▶ _Problem to work on_:
Exactly the lines from the start of the data below through the line that contains "import plotly.graph_objects as go" are to be copied, with pictures left out.

▶ _Data extract_:
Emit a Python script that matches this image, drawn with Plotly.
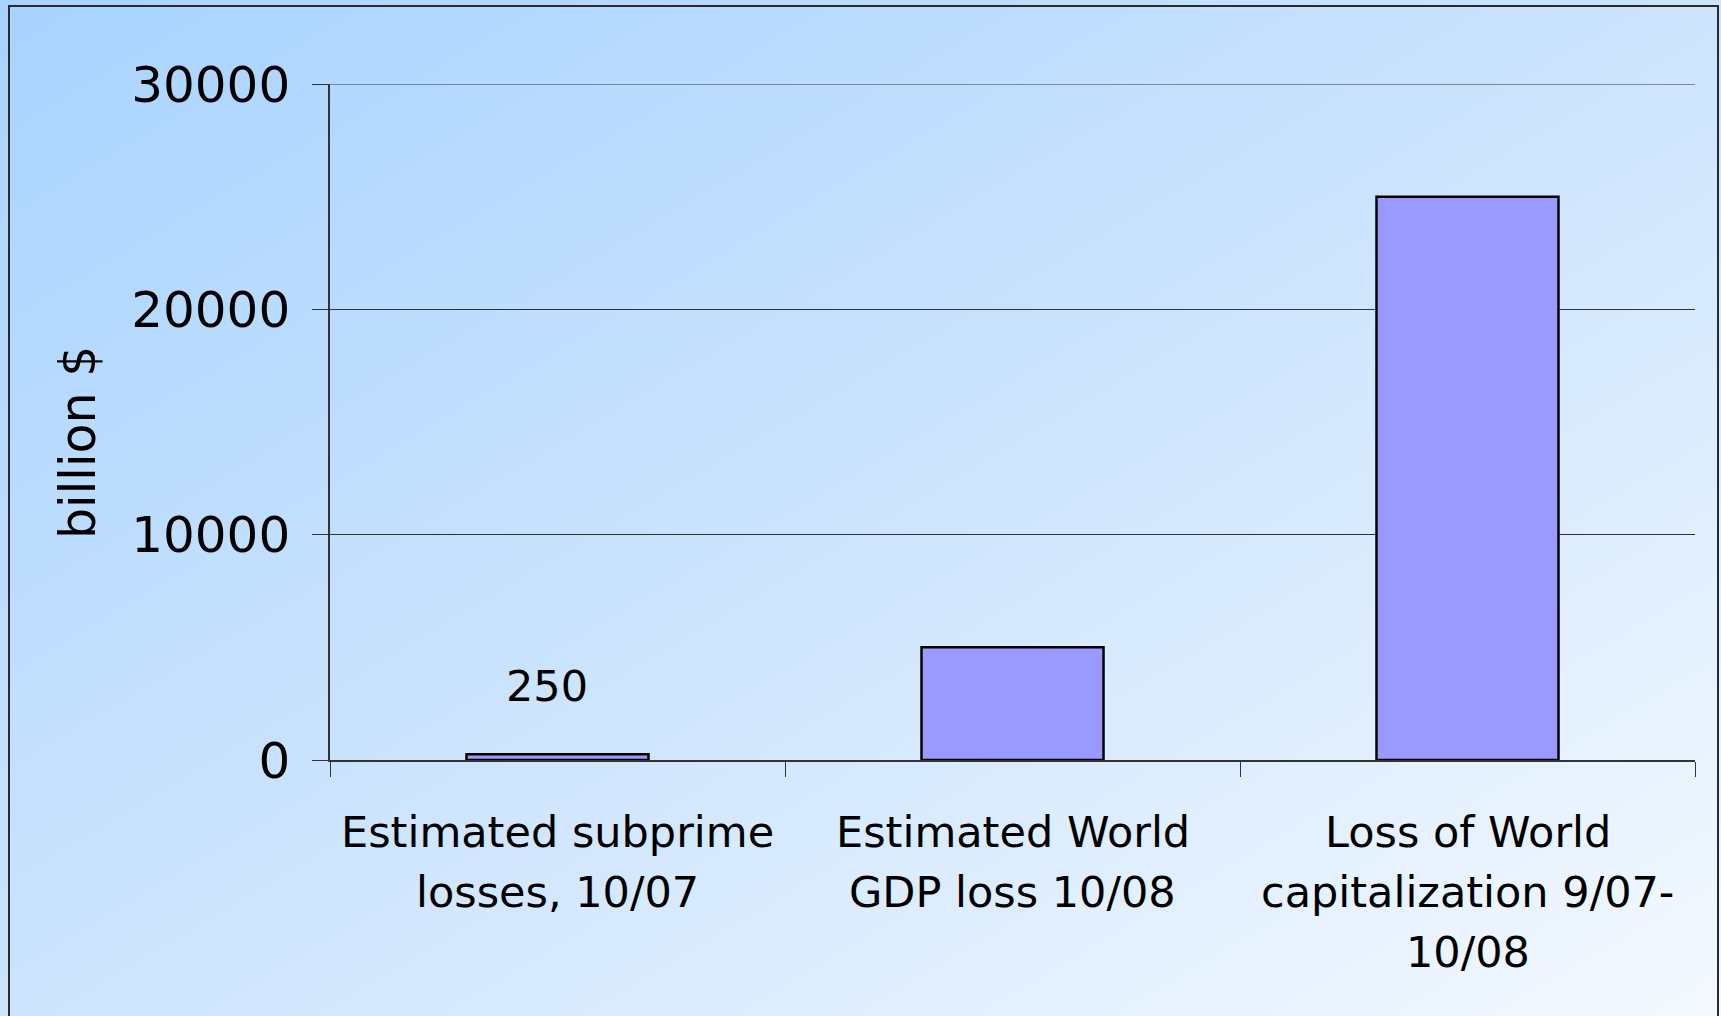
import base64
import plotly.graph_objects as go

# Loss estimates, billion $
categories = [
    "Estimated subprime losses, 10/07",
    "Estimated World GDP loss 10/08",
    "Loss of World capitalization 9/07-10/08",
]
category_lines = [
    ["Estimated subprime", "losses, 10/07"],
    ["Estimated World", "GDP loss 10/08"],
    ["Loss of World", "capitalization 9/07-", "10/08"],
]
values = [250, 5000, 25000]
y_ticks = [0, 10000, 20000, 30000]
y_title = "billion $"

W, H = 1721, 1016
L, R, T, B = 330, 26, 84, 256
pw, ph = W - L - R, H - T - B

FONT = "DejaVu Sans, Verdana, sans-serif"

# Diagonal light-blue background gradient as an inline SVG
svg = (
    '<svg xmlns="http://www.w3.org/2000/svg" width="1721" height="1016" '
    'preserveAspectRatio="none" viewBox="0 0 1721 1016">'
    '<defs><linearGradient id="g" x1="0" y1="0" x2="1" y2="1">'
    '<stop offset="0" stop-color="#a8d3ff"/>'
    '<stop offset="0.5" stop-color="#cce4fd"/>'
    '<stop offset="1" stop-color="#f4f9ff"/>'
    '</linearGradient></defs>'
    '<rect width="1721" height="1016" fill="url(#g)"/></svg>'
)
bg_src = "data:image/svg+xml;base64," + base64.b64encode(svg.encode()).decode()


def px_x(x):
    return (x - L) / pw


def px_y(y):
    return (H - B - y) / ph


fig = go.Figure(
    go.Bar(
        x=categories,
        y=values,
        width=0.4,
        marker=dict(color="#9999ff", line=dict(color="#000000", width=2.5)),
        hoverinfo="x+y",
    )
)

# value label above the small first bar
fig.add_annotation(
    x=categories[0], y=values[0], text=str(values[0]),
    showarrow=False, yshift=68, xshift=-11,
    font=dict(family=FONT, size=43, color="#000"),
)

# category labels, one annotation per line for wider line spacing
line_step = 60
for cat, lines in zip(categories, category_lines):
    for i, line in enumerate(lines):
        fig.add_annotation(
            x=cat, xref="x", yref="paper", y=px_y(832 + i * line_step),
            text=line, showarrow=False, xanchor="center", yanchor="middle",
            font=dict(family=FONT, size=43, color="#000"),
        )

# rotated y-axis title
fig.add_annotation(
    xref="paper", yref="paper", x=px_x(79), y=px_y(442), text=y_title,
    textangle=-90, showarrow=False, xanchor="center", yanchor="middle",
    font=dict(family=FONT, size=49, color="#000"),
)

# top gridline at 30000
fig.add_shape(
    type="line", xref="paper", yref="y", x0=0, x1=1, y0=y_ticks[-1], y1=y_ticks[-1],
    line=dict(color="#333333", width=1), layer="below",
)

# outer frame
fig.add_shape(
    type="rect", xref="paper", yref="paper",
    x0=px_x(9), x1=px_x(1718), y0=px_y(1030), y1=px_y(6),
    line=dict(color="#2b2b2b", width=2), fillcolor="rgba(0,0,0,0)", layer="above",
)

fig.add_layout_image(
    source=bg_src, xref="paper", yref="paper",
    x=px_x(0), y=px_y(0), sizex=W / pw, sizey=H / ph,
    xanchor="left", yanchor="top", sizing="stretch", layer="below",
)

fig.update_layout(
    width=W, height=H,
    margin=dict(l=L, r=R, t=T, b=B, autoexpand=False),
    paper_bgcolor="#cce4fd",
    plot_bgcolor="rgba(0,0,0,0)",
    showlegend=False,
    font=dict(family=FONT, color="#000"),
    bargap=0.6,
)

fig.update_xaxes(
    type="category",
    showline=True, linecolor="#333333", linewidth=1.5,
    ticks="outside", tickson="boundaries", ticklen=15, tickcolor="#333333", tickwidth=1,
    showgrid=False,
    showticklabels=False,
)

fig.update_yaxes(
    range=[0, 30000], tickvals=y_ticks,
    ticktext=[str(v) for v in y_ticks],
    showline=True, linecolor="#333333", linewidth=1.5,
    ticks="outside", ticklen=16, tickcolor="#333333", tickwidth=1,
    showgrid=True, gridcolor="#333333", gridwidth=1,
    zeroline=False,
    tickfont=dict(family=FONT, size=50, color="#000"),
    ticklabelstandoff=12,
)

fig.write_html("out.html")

▶ _The solution_:
Emit a Python script that matches this image, drawn with Plotly.
import base64
import plotly.graph_objects as go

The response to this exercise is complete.